TASK INSTRUCTIONS =>
Give again only the lines running from the one with "Recreate this image as a web page that uses Apache" through the one with "83, depth: 88", inclusive. Omit every picture.

--- START RECORD EXCERPTS ---

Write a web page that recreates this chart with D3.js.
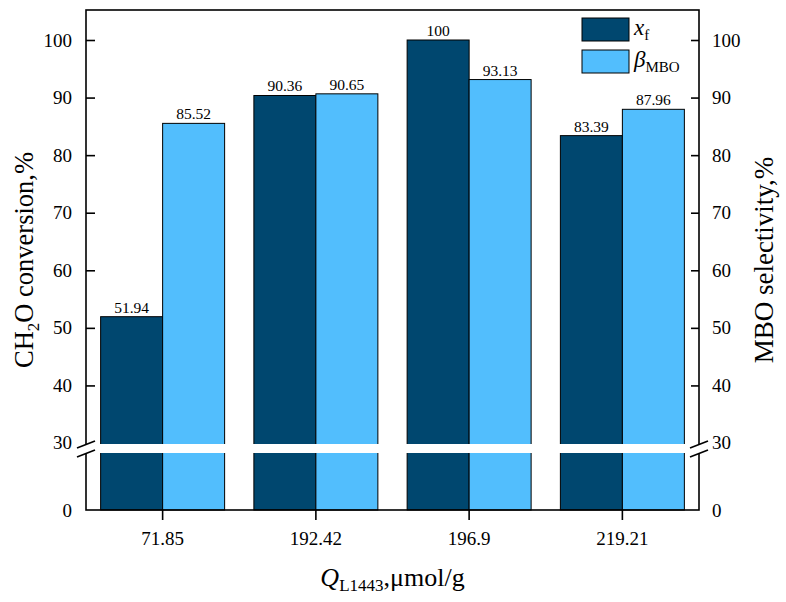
<!DOCTYPE html>
<html>
<head>
<meta charset="utf-8">
<script src="https://cdn.jsdelivr.net/npm/d3@7"></script>
<style>
  body { margin: 0; background: #fff; }
  svg { display: block; font-family: "Liberation Serif", "Times New Roman", serif; }
</style>
</head>
<body>
<svg id="chart" width="786" height="602"></svg>
<script>
// ---- data ----
const categories = ["71.85", "192.42", "196.9", "219.21"];
const conversion = [51.94, 90.36, 100, 83.39];   // x_f
const selectivity = [85.52, 90.65, 93.13, 87.96]; // beta_MBO
const upperTicks = [40, 50, 60, 70, 80, 90, 100];
const breakValue = 30;
const colors = { conv: "#00476F", sel: "#52BEFD" };

const svg = d3.select("#chart");
const L = 86, R = 699, T = 10, B = 510;
const gapTop = 443, gapBot = 453;

const x = d3.scaleBand().domain(categories).range([L, R]).paddingInner(0).paddingOuter(0);
const sub = d3.scaleBand().domain(["conv", "sel"]).range([0, x.bandwidth()]).paddingOuter(0.236).paddingInner(0);
const yU = d3.scaleLinear().domain([30, 100]).range([gapTop, 40]);
const yL = d3.scaleLinear().domain([0, 30]).range([B, gapBot]);

const series = [
  { key: "conv", values: conversion },
  { key: "sel", values: selectivity }
];

// bars
series.forEach(s => {
  svg.append("g").selectAll("rect").data(s.values).join("rect")
    .attr("x", (d, i) => x(categories[i]) + sub(s.key))
    .attr("width", sub.bandwidth())
    .attr("y", d => yU(d))
    .attr("height", d => B - yU(d))
    .attr("fill", colors[s.key])
    .attr("stroke", "#000")
    .attr("stroke-width", 1);
  svg.append("g").selectAll("text").data(s.values).join("text")
    .attr("x", (d, i) => x(categories[i]) + sub(s.key) + sub.bandwidth() / 2)
    .attr("y", d => yU(d) - 4)
    .attr("text-anchor", "middle")
    .attr("font-size", 15.5)
    .attr("fill", "#000")
    .text(d => d);
});

// frame
svg.append("rect").attr("x", L).attr("y", T).attr("width", R - L).attr("height", B - T)
  .attr("fill", "none").attr("stroke", "#000").attr("stroke-width", 1.6);

// left/right axis ticks (inward)
const axL = d3.axisLeft(yU).tickValues(upperTicks).tickSize(-9).tickPadding(14).tickFormat(d3.format("d"));
const gL = svg.append("g").attr("transform", `translate(${L},0)`).call(axL);
const axR = d3.axisRight(yU).tickValues(upperTicks).tickSize(-8).tickPadding(13).tickFormat(d3.format("d"));
const gR = svg.append("g").attr("transform", `translate(${R},0)`).call(axR);
[gL, gR].forEach(g => {
  g.select(".domain").remove();
  g.selectAll(".tick line").attr("stroke", "#000").attr("stroke-width", 1.6);
  g.selectAll(".tick text").attr("font-size", 19).attr("font-family", "Liberation Serif").attr("fill", "#000");
});

// lower-segment labels (0)
const axL0 = d3.axisLeft(yL).tickValues([0]).tickSize(0).tickPadding(14).tickFormat(d3.format("d"));
const axR0 = d3.axisRight(yL).tickValues([0]).tickSize(0).tickPadding(13).tickFormat(d3.format("d"));
[[axL0, L], [axR0, R]].forEach(([ax, px]) => {
  const g = svg.append("g").attr("transform", `translate(${px},0)`).call(ax);
  g.select(".domain").remove();
  g.selectAll(".tick text").attr("font-size", 19).attr("font-family", "Liberation Serif").attr("fill", "#000");
});

// break band
svg.append("rect").attr("x", L - 4).attr("y", gapTop + 1).attr("width", R - L + 8).attr("height", gapBot - gapTop - 1)
  .attr("fill", "#fff");
[L, R].forEach(px => {
  [gapTop + 1, gapBot].forEach(yy => {
    svg.append("line").attr("x1", px - 9).attr("y1", yy + 4).attr("x2", px + 9).attr("y2", yy - 3)
      .attr("stroke", "#000").attr("stroke-width", 1.6);
  });
});
svg.append("text").attr("x", L - 14).attr("y", (gapTop + gapBot) / 2 - 5).attr("dy", "0.32em")
  .attr("text-anchor", "end").attr("font-size", 19).text(breakValue);
svg.append("text").attr("x", R + 13).attr("y", (gapTop + gapBot) / 2 - 5).attr("dy", "0.32em")
  .attr("text-anchor", "start").attr("font-size", 19).text(breakValue);

// bottom axis (outward ticks)
const axB = d3.axisBottom(x).tickSize(10).tickPadding(12);
const gB = svg.append("g").attr("transform", `translate(0,${B})`).call(axB);
gB.select(".domain").remove();
gB.selectAll(".tick line").attr("stroke", "#000").attr("stroke-width", 1.6);
gB.selectAll(".tick text").attr("font-size", 19).attr("font-family", "Liberation Serif").attr("fill", "#000");

// axis titles
const tl = svg.append("text").attr("transform", "translate(33,260) rotate(-90)")
  .attr("text-anchor", "middle").attr("font-size", 26.5);
tl.append("tspan").text("CH");
tl.append("tspan").attr("font-size", 17).attr("dy", 6).text("2");
tl.append("tspan").attr("dy", -6).text("O conversion,%");

svg.append("text").attr("transform", "translate(773,260) rotate(-90)")
  .attr("text-anchor", "middle").attr("font-size", 27).text("MBO selectivity,%");

const tb = svg.append("text").attr("x", (L + R) / 2).attr("y", 586)
  .attr("text-anchor", "middle").attr("font-size", 26);
tb.append("tspan").attr("font-style", "italic").text("Q");
tb.append("tspan").attr("font-size", 17).attr("dy", 5).text("L1443");
tb.append("tspan").attr("dy", -5).text(",μmol/g");

// legend
const leg = [
  { key: "conv", main: "x", sub: "f", y: 18 },
  { key: "sel", main: "β", sub: "MBO", y: 50 }
];
leg.forEach(d => {
  svg.append("rect").attr("x", 582).attr("y", d.y).attr("width", 47).attr("height", 23)
    .attr("fill", colors[d.key]).attr("stroke", "#000").attr("stroke-width", 1);
  const t = svg.append("text").attr("x", 634).attr("y", d.y + 17).attr("font-size", 23);
  t.append("tspan").attr("font-style", "italic").text(d.main);
  t.append("tspan").attr("font-size", 15).attr("dy", 5).text(d.sub);
});
</script>
</body>
</html>
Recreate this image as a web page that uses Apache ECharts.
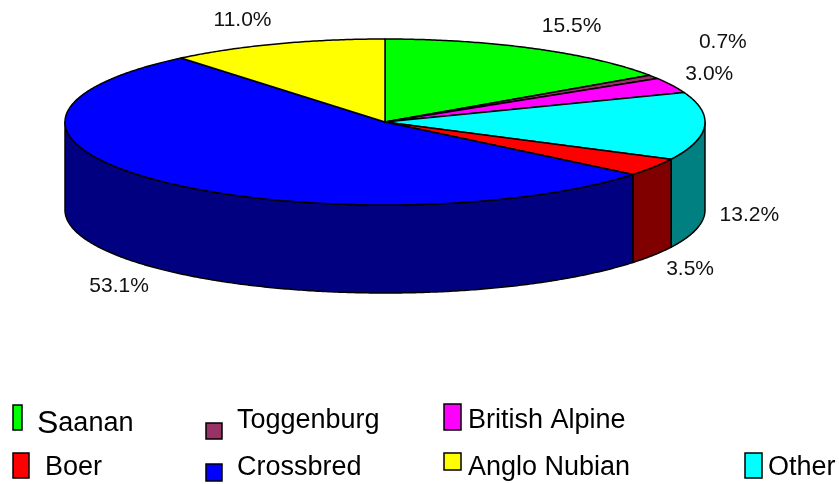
<!DOCTYPE html>
<html>
<head>
<meta charset="utf-8">
<script src="https://cdn.jsdelivr.net/npm/echarts@6/dist/echarts.min.js"></script>
<style>
  html, body { margin: 0; background: #fff; }
  #chart { width: 839px; height: 484px; }
</style>
</head>
<body>
<div id="chart"></div>
<script>
// data, in clockwise order from 12 o'clock
const breeds = ['Saanan', 'Toggenburg', 'British Alpine', 'Other', 'Boer', 'Crossbred', 'Anglo Nubian'];
const shares = [15.5, 0.7, 3.0, 13.2, 3.5, 53.1, 11.0];
const legendOrder = ['Saanan', 'Toggenburg', 'British Alpine', 'Boer', 'Crossbred', 'Anglo Nubian', 'Other'];

// styles
const topColors = ['#00ff00', '#993366', '#ff00ff', '#00ffff', '#ff0000', '#0000ff', '#ffff00'];
const sideColors = ['#008000', '#4d1a33', '#800080', '#008080', '#800000', '#000080', '#808000'];
const LABEL_FONT = '21px "Liberation Sans", Arial, sans-serif';
const LEGEND_FONT = 27;

// layout of the drum
const PIE = { cx: 385, cy: 122, rx: 320, ry: 83, depth: 88 };

// legend swatch boxes (layout only)
const legendBoxes = {
  'Saanan':         { x: 13,  y: 405, w: 9,  h: 25, tx: 37,  ty: 424 },
  'Toggenburg':     { x: 206, y: 423, w: 16, h: 16, tx: 237, ty: 421 },
  'British Alpine': { x: 444, y: 404, w: 17, h: 26, tx: 468, ty: 421 },
  'Boer':           { x: 13,  y: 453, w: 16, h: 25, tx: 45,  ty: 468 },
  'Crossbred':      { x: 206, y: 464, w: 16, h: 17, tx: 237, ty: 468 },
  'Anglo Nubian':   { x: 444, y: 453, w: 17, h: 17, tx: 468, ty: 468 },
  'Other':          { x: 745, y: 453, w: 17, h: 25, tx: 768, ty: 468 }
};

const total = shares.reduce((a, b) => a + b, 0);
const bounds = [];
let acc = 0;
shares.forEach(v => {
  const a0 = 90 - acc / total * 360;
  acc += v;
  bounds.push([a0, 90 - acc / total * 360]);
});

function arc(from, to, dy) {
  const pts = [];
  const n = Math.max(2, Math.ceil(Math.abs(from - to) / 0.5));
  for (let k = 0; k <= n; k++) {
    const t = (from + (to - from) * k / n) * Math.PI / 180;
    pts.push([PIE.cx + PIE.rx * Math.cos(t), PIE.cy - PIE.ry * Math.sin(t) + dy]);
  }
  return pts;
}

// percent labels outside the drum, small ones pushed away from bigger ones
const ctx = document.createElement('canvas').getContext('2d');
ctx.font = LABEL_FONT;
const labels = shares.map((v, i) => {
  const mid = (bounds[i][0] + bounds[i][1]) / 2 * Math.PI / 180;
  const c = Math.cos(mid), s = Math.sin(mid);
  const text = v.toFixed(1) + '%';
  const w = ctx.measureText(text).width;
  return {
    text, w, h: 22, c, s,
    x: PIE.cx + (PIE.rx + 15) * c + Math.sign(c) * w / 2,
    y: PIE.cy - (PIE.ry + 25) * s + (s < 0 ? PIE.depth : 0)
  };
});
function overlap(p, l, gap) {
  return Math.abs(p.x - l.x) < (p.w + l.w) / 2 + gap && Math.abs(p.y - l.y) < (p.h + l.h) / 2 + gap;
}
const placed = [];
shares.map((v, i) => i).sort((a, b) => shares[b] - shares[a]).forEach(i => {
  const l = labels[i];
  let guard = 0;
  while (placed.some(p => overlap(p, l, 10)) && guard++ < 400) {
    l.x += l.c;
    l.y -= l.s;
  }
  placed.push(l);
});

function renderSlice(i) {
  return function (params, api) {
    const a0 = bounds[i][0], a1 = bounds[i][1];
    const children = [];
    const hi = Math.min(a0, 0), lo = Math.max(a1, -180);
    if (hi > lo) {
      children.push({
        type: 'polygon', z2: 1,
        shape: { points: arc(hi, lo, 0).concat(arc(lo, hi, PIE.depth)) },
        style: { fill: sideColors[i], stroke: '#000', lineWidth: 1.5, lineJoin: 'round' }
      });
    }
    children.push({
      type: 'polygon', z2: 10,
      shape: { points: [[PIE.cx, PIE.cy]].concat(arc(a0, a1, 0)) },
      style: { fill: topColors[i], stroke: '#000', lineWidth: 1.5, lineJoin: 'round' }
    });
    const lb = labels[i];
    children.push({
      type: 'text', z2: 20,
      style: { text: lb.text, x: lb.x, y: lb.y, align: 'center', verticalAlign: 'middle', font: LABEL_FONT, fill: '#111' }
    });
    return { type: 'group', children };
  };
}

const legendGraphics = [];
legendOrder.forEach(name => {
  const b = legendBoxes[name];
  const i = breeds.indexOf(name);
  legendGraphics.push({
    type: 'rect', shape: { x: b.x, y: b.y, width: b.w, height: b.h },
    style: { fill: topColors[i], stroke: '#000', lineWidth: 1.5 }
  });
  legendGraphics.push({
    type: 'text', x: b.tx, y: b.ty,
    style: {
      text: name === 'Saanan' ? '{s|S}aanan' : name,
      rich: { s: { fontSize: 32, fontFamily: 'Liberation Sans' } },
      fontSize: LEGEND_FONT, fontFamily: '"Liberation Sans", Arial, sans-serif',
      fill: '#000', verticalAlign: 'middle'
    }
  });
});

const chart = echarts.init(document.getElementById('chart'));
chart.setOption({
  animation: false,
  backgroundColor: '#fff',
  series: breeds.map((name, i) => ({
    type: 'custom',
    name,
    coordinateSystem: 'none',
    silent: true,
    data: [shares[i]],
    renderItem: renderSlice(i)
  })),
  graphic: legendGraphics
});
</script>
</body>
</html>
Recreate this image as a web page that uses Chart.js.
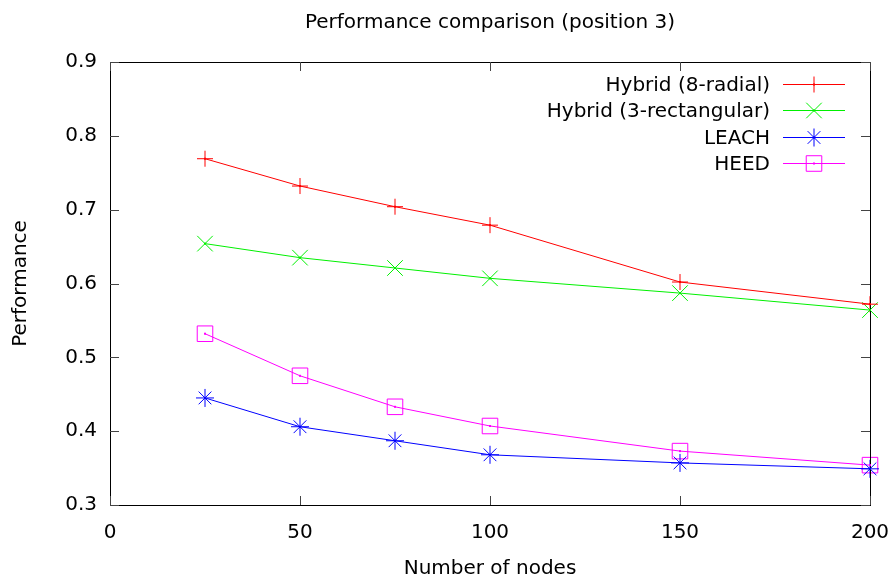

--- END RECORD EXCERPTS ---

WRITTEN SOLUTION =>
Recreate this image as a web page that uses Apache ECharts.
<!DOCTYPE html>
<html>
<head>
<meta charset="utf-8">
<script src="https://cdn.jsdelivr.net/npm/echarts@6/dist/echarts.min.js"></script>
<style>
  html, body { margin: 0; background: #fff; }
  #chart { width: 839px; height: 484px; }
</style>
</head>
<body>
<div id="chart"></div>
<script>
// data, in clockwise order from 12 o'clock
const breeds = ['Saanan', 'Toggenburg', 'British Alpine', 'Other', 'Boer', 'Crossbred', 'Anglo Nubian'];
const shares = [15.5, 0.7, 3.0, 13.2, 3.5, 53.1, 11.0];
const legendOrder = ['Saanan', 'Toggenburg', 'British Alpine', 'Boer', 'Crossbred', 'Anglo Nubian', 'Other'];

// styles
const topColors = ['#00ff00', '#993366', '#ff00ff', '#00ffff', '#ff0000', '#0000ff', '#ffff00'];
const sideColors = ['#008000', '#4d1a33', '#800080', '#008080', '#800000', '#000080', '#808000'];
const LABEL_FONT = '21px "Liberation Sans", Arial, sans-serif';
const LEGEND_FONT = 27;

// layout of the drum
const PIE = { cx: 385, cy: 122, rx: 320, ry: 83, depth: 88 };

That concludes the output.